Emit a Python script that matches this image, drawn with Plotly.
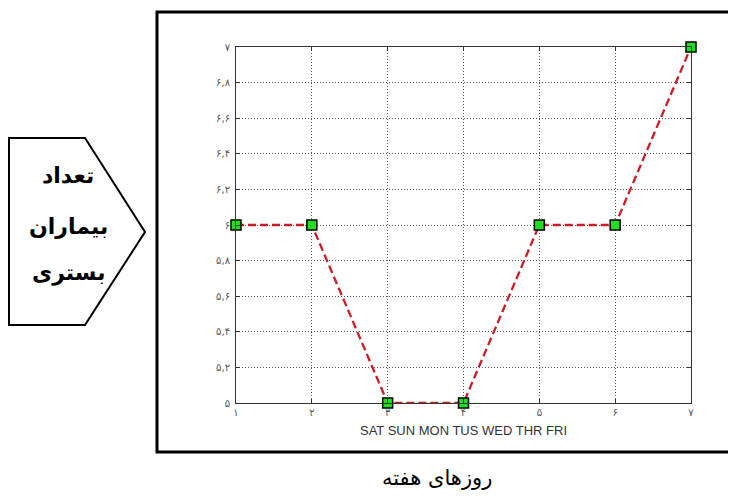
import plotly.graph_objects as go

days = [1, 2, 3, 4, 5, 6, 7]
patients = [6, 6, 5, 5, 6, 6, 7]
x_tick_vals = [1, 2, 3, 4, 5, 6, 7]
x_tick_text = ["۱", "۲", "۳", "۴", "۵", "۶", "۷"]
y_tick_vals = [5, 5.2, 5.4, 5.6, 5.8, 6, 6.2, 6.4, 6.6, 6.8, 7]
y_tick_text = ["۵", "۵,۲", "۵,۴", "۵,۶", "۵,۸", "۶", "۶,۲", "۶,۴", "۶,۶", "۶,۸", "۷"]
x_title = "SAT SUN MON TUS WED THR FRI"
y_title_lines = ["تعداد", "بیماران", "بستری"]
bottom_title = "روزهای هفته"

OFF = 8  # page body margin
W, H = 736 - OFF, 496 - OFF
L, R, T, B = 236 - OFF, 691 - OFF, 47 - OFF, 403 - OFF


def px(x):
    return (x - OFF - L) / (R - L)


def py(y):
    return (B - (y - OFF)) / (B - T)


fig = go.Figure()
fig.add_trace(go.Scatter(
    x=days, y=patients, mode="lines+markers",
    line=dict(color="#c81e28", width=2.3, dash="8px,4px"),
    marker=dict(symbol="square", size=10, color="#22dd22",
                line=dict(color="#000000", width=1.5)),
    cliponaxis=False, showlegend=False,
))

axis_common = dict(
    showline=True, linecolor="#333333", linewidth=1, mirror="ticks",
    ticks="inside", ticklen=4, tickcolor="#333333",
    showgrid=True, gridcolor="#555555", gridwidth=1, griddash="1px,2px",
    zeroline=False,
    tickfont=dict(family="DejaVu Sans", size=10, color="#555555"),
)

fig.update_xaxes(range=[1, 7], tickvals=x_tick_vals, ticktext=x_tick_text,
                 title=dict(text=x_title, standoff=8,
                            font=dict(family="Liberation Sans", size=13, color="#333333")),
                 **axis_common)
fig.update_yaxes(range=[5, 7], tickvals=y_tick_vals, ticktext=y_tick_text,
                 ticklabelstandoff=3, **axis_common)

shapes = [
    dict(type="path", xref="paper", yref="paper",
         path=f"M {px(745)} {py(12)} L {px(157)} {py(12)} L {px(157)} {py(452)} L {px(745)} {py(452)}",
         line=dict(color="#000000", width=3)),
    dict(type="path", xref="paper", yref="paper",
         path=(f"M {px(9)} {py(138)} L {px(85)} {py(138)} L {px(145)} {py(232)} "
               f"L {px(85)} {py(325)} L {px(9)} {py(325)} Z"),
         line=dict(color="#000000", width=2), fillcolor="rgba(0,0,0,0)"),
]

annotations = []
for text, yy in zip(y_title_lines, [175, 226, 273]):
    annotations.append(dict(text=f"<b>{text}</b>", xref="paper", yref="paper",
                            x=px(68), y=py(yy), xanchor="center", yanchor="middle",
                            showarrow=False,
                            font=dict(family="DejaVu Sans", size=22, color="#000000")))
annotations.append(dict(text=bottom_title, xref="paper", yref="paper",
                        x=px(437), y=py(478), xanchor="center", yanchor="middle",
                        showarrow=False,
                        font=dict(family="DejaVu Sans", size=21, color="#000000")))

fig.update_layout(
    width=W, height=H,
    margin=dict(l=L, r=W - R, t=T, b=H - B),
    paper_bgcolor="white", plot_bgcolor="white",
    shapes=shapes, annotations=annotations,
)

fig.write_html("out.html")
####################
Work to do: Reproduce only the lines from the beginning of the data through the line that contains "import plotly.graph_objects as go", both included, and please drop the pictures.

Reply to the exercise:
Emit a Python script that matches this image, drawn with Plotly.
import plotly.graph_objects as go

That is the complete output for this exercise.